# [EXERCISE DIRECTIONS]
Here is the task for the listing below: output exactly the lines from the one containing "Give me the Plotly source for this chart." through the one containing "return (OFF + H - B - p) / ph", and leave out the pictures.

# [STORED DATA]
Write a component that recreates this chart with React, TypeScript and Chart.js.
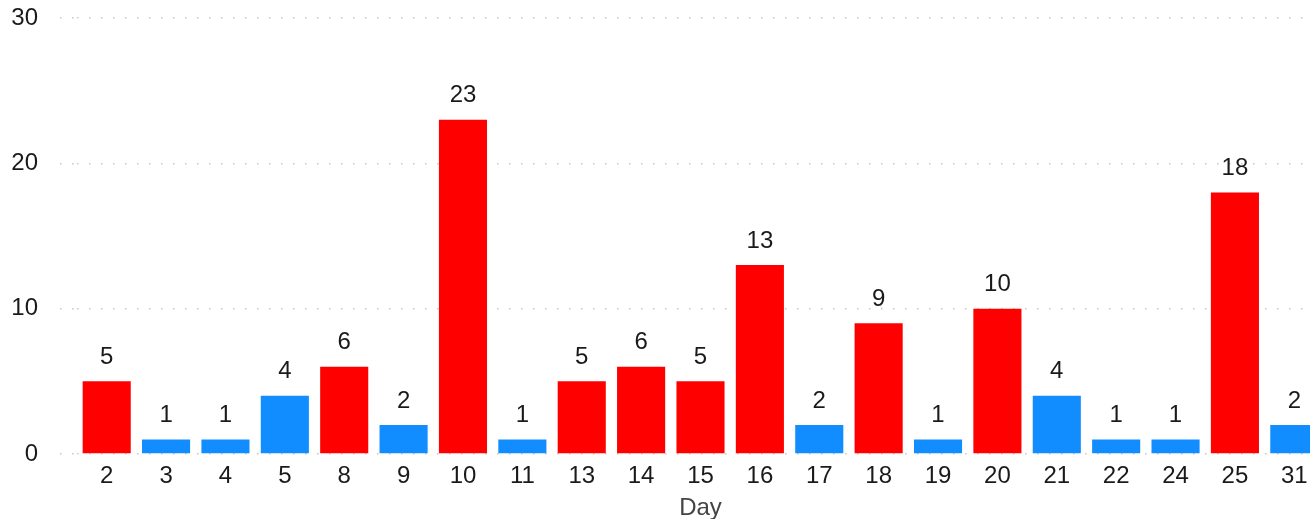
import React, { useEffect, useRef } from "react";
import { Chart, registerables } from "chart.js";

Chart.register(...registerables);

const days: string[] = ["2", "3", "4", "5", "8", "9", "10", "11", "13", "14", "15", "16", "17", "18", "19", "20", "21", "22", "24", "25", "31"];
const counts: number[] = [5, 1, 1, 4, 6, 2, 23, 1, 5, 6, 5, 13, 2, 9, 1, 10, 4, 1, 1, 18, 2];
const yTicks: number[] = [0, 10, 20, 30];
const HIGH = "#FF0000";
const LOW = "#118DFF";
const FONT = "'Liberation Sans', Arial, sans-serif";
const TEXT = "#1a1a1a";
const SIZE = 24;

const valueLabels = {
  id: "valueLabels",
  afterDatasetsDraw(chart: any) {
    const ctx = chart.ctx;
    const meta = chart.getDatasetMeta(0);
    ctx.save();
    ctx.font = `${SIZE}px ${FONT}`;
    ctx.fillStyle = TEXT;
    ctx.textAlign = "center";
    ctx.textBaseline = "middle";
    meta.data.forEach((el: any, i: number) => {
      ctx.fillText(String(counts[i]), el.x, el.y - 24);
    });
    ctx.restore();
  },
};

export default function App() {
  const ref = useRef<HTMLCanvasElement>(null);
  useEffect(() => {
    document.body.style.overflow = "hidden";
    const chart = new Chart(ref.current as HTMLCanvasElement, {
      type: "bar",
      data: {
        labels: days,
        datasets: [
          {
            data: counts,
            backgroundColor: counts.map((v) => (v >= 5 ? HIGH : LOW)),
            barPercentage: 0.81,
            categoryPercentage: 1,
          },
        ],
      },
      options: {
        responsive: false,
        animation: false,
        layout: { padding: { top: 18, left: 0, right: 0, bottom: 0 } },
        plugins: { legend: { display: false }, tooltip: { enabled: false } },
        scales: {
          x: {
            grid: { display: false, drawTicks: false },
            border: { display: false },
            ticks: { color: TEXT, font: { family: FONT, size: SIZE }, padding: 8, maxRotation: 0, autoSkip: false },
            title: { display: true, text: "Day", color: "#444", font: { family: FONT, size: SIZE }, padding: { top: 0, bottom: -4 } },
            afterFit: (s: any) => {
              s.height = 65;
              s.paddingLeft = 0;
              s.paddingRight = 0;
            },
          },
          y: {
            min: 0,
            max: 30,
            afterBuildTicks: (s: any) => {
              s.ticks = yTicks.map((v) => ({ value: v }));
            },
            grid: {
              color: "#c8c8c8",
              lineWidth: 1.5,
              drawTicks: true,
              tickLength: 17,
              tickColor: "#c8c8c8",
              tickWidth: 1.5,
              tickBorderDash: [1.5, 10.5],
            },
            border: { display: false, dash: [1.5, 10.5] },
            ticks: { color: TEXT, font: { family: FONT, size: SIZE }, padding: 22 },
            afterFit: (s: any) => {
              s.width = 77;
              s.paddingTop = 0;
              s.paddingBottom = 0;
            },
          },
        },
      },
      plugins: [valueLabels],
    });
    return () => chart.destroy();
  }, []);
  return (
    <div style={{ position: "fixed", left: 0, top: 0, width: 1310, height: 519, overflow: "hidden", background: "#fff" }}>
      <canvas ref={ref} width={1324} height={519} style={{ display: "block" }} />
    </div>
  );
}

...

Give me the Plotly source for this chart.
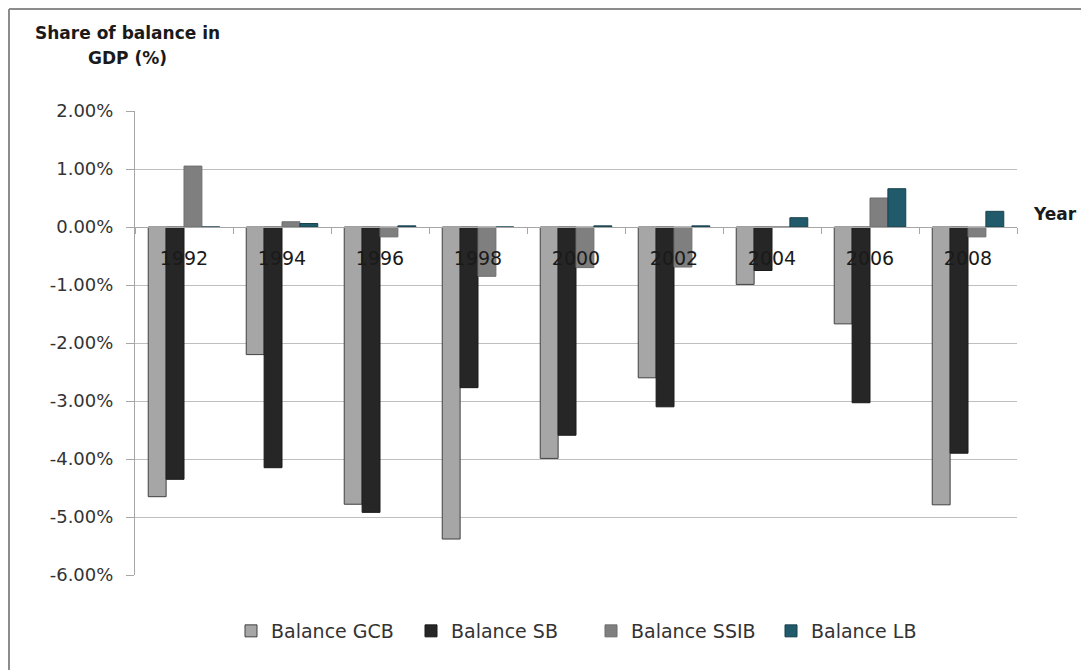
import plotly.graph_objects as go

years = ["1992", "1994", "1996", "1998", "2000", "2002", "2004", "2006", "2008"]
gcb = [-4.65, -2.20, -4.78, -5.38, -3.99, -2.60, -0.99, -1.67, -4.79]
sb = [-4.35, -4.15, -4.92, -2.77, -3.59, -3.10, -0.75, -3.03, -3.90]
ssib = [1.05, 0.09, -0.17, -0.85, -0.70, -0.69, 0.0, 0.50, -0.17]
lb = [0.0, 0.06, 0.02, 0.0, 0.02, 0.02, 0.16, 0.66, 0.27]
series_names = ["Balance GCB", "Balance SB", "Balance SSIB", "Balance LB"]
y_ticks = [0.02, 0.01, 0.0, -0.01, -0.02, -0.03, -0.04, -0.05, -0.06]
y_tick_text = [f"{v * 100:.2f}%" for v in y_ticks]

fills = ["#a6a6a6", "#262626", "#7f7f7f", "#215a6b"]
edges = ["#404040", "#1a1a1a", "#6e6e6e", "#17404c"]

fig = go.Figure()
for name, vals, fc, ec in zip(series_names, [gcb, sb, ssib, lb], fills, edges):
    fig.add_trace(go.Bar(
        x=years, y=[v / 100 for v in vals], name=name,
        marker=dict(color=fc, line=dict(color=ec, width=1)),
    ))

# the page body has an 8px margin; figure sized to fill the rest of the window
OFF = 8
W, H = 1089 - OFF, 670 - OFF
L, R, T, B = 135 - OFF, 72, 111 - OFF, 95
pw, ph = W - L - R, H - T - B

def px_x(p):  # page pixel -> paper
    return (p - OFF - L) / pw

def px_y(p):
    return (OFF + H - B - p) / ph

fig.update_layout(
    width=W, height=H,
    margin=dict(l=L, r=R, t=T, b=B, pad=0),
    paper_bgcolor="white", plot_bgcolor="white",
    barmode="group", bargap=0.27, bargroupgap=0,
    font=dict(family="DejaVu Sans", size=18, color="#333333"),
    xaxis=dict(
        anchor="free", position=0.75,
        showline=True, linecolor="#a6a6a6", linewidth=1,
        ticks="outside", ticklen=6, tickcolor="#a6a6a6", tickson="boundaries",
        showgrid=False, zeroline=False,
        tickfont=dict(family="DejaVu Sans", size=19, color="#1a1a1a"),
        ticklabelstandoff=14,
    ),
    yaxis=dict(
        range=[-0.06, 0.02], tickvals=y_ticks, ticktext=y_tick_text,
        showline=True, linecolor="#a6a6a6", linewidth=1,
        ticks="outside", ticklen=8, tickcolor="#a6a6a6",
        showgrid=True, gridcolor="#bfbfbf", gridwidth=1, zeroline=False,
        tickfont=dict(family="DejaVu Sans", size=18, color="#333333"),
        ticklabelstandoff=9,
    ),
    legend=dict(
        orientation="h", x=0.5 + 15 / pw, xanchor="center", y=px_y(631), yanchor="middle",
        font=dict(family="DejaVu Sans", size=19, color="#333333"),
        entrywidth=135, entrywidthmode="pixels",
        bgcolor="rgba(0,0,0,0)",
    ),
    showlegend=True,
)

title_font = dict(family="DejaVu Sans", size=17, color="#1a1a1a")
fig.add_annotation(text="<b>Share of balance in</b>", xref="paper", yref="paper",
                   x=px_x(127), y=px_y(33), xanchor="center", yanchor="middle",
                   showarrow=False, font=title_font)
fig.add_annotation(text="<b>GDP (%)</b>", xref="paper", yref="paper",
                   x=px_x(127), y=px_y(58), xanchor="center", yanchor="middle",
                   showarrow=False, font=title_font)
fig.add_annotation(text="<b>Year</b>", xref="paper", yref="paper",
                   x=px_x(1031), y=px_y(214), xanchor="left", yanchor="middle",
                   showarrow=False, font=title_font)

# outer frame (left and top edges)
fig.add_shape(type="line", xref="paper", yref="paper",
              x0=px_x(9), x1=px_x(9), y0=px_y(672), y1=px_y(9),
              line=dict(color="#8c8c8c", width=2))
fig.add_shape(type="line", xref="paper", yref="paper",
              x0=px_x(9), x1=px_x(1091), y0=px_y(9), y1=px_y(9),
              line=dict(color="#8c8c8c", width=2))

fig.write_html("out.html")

# [RESPONSE FOR THIS EXERCISE]
Give me the Plotly source for this chart.
import plotly.graph_objects as go

years = ["1992", "1994", "1996", "1998", "2000", "2002", "2004", "2006", "2008"]
gcb = [-4.65, -2.20, -4.78, -5.38, -3.99, -2.60, -0.99, -1.67, -4.79]
sb = [-4.35, -4.15, -4.92, -2.77, -3.59, -3.10, -0.75, -3.03, -3.90]
ssib = [1.05, 0.09, -0.17, -0.85, -0.70, -0.69, 0.0, 0.50, -0.17]
lb = [0.0, 0.06, 0.02, 0.0, 0.02, 0.02, 0.16, 0.66, 0.27]
series_names = ["Balance GCB", "Balance SB", "Balance SSIB", "Balance LB"]
y_ticks = [0.02, 0.01, 0.0, -0.01, -0.02, -0.03, -0.04, -0.05, -0.06]
y_tick_text = [f"{v * 100:.2f}%" for v in y_ticks]

fills = ["#a6a6a6", "#262626", "#7f7f7f", "#215a6b"]
edges = ["#404040", "#1a1a1a", "#6e6e6e", "#17404c"]

fig = go.Figure()
for name, vals, fc, ec in zip(series_names, [gcb, sb, ssib, lb], fills, edges):
    fig.add_trace(go.Bar(
        x=years, y=[v / 100 for v in vals], name=name,
        marker=dict(color=fc, line=dict(color=ec, width=1)),
    ))

# the page body has an 8px margin; figure sized to fill the rest of the window
OFF = 8
W, H = 1089 - OFF, 670 - OFF
L, R, T, B = 135 - OFF, 72, 111 - OFF, 95
pw, ph = W - L - R, H - T - B

def px_x(p):  # page pixel -> paper
    return (p - OFF - L) / pw

def px_y(p):
    return (OFF + H - B - p) / ph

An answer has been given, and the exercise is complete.